* WHAT IS NEEDED *
Restate, word for word, all of the material shown below.

Start of DATA

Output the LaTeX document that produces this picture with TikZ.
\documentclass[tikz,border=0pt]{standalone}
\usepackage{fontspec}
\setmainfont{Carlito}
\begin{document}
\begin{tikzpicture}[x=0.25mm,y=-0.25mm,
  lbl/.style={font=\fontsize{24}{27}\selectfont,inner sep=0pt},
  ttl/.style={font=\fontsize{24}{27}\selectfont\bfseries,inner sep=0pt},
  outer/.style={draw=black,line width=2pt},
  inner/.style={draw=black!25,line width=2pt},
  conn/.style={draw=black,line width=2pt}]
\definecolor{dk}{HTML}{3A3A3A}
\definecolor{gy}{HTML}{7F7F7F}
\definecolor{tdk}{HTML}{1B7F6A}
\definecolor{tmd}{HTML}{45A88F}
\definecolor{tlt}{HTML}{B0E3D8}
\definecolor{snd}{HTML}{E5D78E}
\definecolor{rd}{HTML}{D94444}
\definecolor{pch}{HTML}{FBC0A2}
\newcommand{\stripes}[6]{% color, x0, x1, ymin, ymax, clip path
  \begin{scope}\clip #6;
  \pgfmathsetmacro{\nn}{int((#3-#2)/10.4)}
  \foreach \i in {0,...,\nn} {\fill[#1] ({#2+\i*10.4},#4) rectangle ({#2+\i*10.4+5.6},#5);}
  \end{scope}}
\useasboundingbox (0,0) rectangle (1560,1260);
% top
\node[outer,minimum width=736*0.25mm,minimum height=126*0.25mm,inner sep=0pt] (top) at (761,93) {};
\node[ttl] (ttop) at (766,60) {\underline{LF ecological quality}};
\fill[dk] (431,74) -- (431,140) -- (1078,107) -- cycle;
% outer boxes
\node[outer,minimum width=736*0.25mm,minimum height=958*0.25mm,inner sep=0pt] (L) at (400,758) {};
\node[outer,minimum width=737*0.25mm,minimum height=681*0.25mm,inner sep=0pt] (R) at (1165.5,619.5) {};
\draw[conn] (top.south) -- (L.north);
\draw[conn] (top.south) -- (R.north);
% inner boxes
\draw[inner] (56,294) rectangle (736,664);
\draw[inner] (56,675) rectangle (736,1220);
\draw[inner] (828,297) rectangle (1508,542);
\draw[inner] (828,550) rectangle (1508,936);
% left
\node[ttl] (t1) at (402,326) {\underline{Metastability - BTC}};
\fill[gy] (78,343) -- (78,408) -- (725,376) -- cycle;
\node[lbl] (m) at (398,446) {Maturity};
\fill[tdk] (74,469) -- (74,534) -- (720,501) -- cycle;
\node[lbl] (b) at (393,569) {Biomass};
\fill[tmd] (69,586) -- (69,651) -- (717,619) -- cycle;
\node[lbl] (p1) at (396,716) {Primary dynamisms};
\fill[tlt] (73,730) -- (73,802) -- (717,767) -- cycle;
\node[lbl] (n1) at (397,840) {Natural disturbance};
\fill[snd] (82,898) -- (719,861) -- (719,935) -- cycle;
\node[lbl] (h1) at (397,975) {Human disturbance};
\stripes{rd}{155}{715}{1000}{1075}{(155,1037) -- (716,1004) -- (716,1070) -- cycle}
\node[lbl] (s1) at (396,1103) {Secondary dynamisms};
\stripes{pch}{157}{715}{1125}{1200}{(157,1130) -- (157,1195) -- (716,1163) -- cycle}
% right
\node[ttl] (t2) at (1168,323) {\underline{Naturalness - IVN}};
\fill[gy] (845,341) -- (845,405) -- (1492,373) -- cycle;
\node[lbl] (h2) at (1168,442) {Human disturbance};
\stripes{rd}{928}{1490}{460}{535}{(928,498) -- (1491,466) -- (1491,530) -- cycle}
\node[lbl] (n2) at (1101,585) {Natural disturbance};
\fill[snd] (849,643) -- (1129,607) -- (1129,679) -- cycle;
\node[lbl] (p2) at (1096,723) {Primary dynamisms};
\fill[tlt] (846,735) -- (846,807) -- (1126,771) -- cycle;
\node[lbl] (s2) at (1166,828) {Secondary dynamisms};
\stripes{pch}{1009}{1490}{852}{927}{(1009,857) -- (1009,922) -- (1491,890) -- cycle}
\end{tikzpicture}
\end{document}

End of DATA

* EXPECTED ANSWER *
Output the LaTeX document that produces this picture with TikZ.
\documentclass[tikz,border=0pt]{standalone}
\usepackage{fontspec}
\setmainfont{Carlito}
\begin{document}
\begin{tikzpicture}[x=0.25mm,y=-0.25mm,
  lbl/.style={font=\fontsize{24}{27}\selectfont,inner sep=0pt},
  ttl/.style={font=\fontsize{24}{27}\selectfont\bfseries,inner sep=0pt},
  outer/.style={draw=black,line width=2pt},
  inner/.style={draw=black!25,line width=2pt},
  conn/.style={draw=black,line width=2pt}]
\definecolor{dk}{HTML}{3A3A3A}
\definecolor{gy}{HTML}{7F7F7F}
\definecolor{tdk}{HTML}{1B7F6A}
\definecolor{tmd}{HTML}{45A88F}
\definecolor{tlt}{HTML}{B0E3D8}
\definecolor{snd}{HTML}{E5D78E}
\definecolor{rd}{HTML}{D94444}
\definecolor{pch}{HTML}{FBC0A2}
\newcommand{\stripes}[6]{% color, x0, x1, ymin, ymax, clip path
  \begin{scope}\clip #6;
  \pgfmathsetmacro{\nn}{int((#3-#2)/10.4)}
  \foreach \i in {0,...,\nn} {\fill[#1] ({#2+\i*10.4},#4) rectangle ({#2+\i*10.4+5.6},#5);}
  \end{scope}}
\useasboundingbox (0,0) rectangle (1560,1260);
% top
\node[outer,minimum width=736*0.25mm,minimum height=126*0.25mm,inner sep=0pt] (top) at (761,93) {};
\node[ttl] (ttop) at (766,60) {\underline{LF ecological quality}};
\fill[dk] (431,74) -- (431,140) -- (1078,107) -- cycle;
% outer boxes
\node[outer,minimum width=736*0.25mm,minimum height=958*0.25mm,inner sep=0pt] (L) at (400,758) {};
\node[outer,minimum width=737*0.25mm,minimum height=681*0.25mm,inner sep=0pt] (R) at (1165.5,619.5) {};
\draw[conn] (top.south) -- (L.north);
\draw[conn] (top.south) -- (R.north);
% inner boxes
\draw[inner] (56,294) rectangle (736,664);
\draw[inner] (56,675) rectangle (736,1220);
\draw[inner] (828,297) rectangle (1508,542);
\draw[inner] (828,550) rectangle (1508,936);
% left
\node[ttl] (t1) at (402,326) {\underline{Metastability - BTC}};
\fill[gy] (78,343) -- (78,408) -- (725,376) -- cycle;
\node[lbl] (m) at (398,446) {Maturity};
\fill[tdk] (74,469) -- (74,534) -- (720,501) -- cycle;
\node[lbl] (b) at (393,569) {Biomass};
\fill[tmd] (69,586) -- (69,651) -- (717,619) -- cycle;
\node[lbl] (p1) at (396,716) {Primary dynamisms};
\fill[tlt] (73,730) -- (73,802) -- (717,767) -- cycle;
\node[lbl] (n1) at (397,840) {Natural disturbance};
\fill[snd] (82,898) -- (719,861) -- (719,935) -- cycle;
\node[lbl] (h1) at (397,975) {Human disturbance};
\stripes{rd}{155}{715}{1000}{1075}{(155,1037) -- (716,1004) -- (716,1070) -- cycle}
\node[lbl] (s1) at (396,1103) {Secondary dynamisms};
\stripes{pch}{157}{715}{1125}{1200}{(157,1130) -- (157,1195) -- (716,1163) -- cycle}
% right
\node[ttl] (t2) at (1168,323) {\underline{Naturalness - IVN}};
\fill[gy] (845,341) -- (845,405) -- (1492,373) -- cycle;
\node[lbl] (h2) at (1168,442) {Human disturbance};
\stripes{rd}{928}{1490}{460}{535}{(928,498) -- (1491,466) -- (1491,530) -- cycle}
\node[lbl] (n2) at (1101,585) {Natural disturbance};
\fill[snd] (849,643) -- (1129,607) -- (1129,679) -- cycle;
\node[lbl] (p2) at (1096,723) {Primary dynamisms};
\fill[tlt] (846,735) -- (846,807) -- (1126,771) -- cycle;
\node[lbl] (s2) at (1166,828) {Secondary dynamisms};
\stripes{pch}{1009}{1490}{852}{927}{(1009,857) -- (1009,922) -- (1491,890) -- cycle}
\end{tikzpicture}
\end{document}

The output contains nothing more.